-- Start of RECORDS TO PROCESS --

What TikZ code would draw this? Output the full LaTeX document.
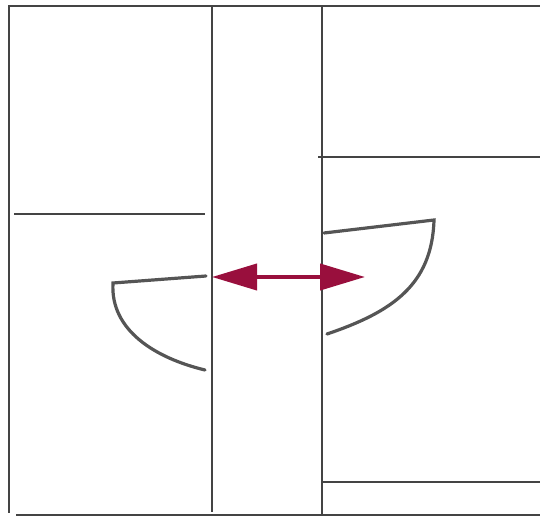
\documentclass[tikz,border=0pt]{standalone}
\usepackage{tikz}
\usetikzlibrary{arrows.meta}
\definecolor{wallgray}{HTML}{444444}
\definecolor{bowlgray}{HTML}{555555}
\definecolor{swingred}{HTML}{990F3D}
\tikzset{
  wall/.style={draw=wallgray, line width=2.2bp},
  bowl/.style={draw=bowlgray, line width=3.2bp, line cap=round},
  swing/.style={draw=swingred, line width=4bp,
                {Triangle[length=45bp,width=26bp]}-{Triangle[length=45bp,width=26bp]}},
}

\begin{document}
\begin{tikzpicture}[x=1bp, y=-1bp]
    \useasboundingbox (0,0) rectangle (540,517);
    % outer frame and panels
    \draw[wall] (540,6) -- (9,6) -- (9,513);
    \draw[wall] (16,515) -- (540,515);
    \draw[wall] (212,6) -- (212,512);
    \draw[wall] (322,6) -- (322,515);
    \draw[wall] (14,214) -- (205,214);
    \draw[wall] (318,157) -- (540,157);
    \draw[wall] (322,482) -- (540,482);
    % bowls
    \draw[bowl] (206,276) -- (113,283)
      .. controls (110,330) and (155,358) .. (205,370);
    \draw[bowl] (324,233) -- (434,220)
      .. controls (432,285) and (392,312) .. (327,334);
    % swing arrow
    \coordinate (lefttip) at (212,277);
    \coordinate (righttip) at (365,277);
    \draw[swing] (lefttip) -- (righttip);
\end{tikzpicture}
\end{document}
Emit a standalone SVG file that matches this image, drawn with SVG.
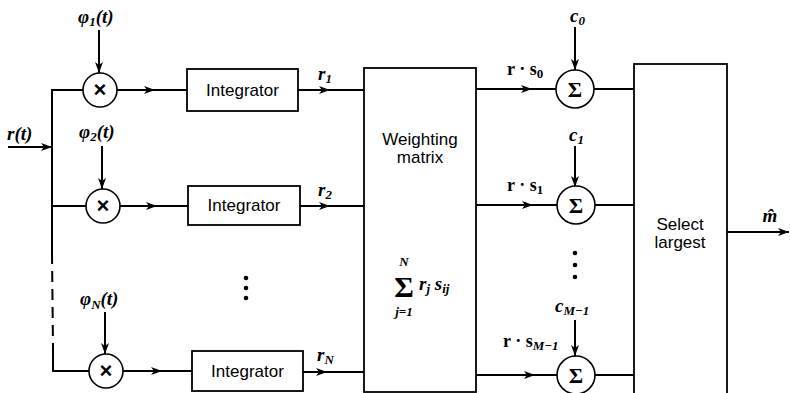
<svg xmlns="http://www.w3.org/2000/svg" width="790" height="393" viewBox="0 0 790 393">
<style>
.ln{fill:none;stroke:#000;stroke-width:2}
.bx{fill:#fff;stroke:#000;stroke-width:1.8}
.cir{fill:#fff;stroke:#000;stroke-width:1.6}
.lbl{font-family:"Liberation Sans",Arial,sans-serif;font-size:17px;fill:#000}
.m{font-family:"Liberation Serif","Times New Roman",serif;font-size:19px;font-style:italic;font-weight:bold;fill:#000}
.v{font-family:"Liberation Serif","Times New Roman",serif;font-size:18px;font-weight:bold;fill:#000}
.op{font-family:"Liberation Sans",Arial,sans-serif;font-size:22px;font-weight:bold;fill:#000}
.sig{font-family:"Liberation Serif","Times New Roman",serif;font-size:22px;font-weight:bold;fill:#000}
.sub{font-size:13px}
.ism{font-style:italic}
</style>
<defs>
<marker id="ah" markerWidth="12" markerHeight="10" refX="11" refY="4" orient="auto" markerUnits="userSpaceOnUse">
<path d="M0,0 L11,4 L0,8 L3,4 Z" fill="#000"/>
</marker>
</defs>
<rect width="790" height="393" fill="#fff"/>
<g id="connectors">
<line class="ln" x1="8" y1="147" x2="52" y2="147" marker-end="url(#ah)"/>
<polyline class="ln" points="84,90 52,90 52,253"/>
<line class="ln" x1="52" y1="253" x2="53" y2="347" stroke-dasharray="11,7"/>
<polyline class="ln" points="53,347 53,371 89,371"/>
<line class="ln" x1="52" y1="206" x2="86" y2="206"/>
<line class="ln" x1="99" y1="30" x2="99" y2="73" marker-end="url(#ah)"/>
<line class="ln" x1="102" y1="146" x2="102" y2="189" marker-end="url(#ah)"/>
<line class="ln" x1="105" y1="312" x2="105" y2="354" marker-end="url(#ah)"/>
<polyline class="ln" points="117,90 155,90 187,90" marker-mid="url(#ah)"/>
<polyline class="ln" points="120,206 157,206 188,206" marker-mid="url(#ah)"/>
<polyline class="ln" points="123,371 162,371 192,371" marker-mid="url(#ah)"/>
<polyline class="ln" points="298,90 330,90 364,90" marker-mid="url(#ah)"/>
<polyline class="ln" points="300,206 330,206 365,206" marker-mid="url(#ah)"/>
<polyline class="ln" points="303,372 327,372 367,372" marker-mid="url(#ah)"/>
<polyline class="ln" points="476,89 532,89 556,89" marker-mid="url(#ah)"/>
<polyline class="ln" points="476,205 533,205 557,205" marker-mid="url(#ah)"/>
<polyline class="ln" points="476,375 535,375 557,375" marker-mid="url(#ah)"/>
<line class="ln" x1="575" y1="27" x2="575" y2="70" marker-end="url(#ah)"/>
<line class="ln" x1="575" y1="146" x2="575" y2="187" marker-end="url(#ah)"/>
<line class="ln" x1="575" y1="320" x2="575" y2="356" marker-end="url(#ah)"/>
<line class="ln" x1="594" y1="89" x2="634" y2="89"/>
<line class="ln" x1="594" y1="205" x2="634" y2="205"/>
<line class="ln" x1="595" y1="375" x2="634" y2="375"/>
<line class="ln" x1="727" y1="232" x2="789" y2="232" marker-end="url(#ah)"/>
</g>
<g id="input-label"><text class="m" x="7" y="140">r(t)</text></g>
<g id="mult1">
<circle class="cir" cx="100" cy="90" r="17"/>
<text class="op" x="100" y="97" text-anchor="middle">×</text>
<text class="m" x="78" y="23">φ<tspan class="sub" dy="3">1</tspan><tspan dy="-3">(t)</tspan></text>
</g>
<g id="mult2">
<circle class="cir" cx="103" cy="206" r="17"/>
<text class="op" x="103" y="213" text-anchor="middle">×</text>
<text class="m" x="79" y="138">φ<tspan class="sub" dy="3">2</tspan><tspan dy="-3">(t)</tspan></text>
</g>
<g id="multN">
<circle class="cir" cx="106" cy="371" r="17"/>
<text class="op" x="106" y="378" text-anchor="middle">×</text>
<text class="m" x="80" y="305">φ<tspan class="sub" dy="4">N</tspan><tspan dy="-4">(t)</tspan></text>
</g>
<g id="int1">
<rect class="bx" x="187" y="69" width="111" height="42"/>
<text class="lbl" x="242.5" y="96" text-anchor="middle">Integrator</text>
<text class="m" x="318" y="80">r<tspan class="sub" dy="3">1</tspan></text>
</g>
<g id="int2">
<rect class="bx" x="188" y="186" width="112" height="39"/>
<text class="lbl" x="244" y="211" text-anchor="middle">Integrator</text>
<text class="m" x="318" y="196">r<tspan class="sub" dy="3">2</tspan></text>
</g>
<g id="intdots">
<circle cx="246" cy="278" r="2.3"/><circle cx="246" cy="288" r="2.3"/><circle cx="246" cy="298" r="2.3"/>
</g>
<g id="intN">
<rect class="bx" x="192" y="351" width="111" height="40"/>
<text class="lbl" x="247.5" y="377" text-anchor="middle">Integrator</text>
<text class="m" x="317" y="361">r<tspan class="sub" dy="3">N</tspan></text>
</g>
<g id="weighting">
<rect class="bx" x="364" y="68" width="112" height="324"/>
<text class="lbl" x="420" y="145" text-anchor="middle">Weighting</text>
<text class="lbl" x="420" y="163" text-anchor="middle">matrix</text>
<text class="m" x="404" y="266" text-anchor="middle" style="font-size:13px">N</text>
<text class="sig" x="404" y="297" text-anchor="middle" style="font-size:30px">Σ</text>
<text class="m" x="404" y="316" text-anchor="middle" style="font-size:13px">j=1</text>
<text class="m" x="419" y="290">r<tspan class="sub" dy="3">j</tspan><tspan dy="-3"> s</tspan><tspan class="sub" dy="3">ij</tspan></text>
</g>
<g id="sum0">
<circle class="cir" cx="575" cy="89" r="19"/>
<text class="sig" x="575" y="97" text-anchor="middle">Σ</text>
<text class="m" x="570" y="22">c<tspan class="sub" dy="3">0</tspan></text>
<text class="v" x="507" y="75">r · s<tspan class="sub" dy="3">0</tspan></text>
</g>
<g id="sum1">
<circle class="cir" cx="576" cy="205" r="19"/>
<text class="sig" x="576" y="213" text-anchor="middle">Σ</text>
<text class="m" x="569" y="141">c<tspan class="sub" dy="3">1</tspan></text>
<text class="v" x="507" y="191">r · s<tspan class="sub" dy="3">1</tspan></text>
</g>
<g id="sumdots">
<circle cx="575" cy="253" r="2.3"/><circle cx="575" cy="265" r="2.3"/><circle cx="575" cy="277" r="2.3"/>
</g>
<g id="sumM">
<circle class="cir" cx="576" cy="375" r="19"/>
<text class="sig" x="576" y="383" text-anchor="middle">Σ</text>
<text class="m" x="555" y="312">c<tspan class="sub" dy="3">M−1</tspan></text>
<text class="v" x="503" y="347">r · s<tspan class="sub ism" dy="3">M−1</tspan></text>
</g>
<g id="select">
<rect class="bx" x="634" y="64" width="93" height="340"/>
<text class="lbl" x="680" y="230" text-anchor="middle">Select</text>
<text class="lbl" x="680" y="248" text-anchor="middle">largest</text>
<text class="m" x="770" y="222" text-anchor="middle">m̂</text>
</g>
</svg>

-- End of RECORDS TO PROCESS --

EXERCISE PROMPT -
Give the count of lines that hold the word "standalone", with nothing added.

FULL RESPONSE -
2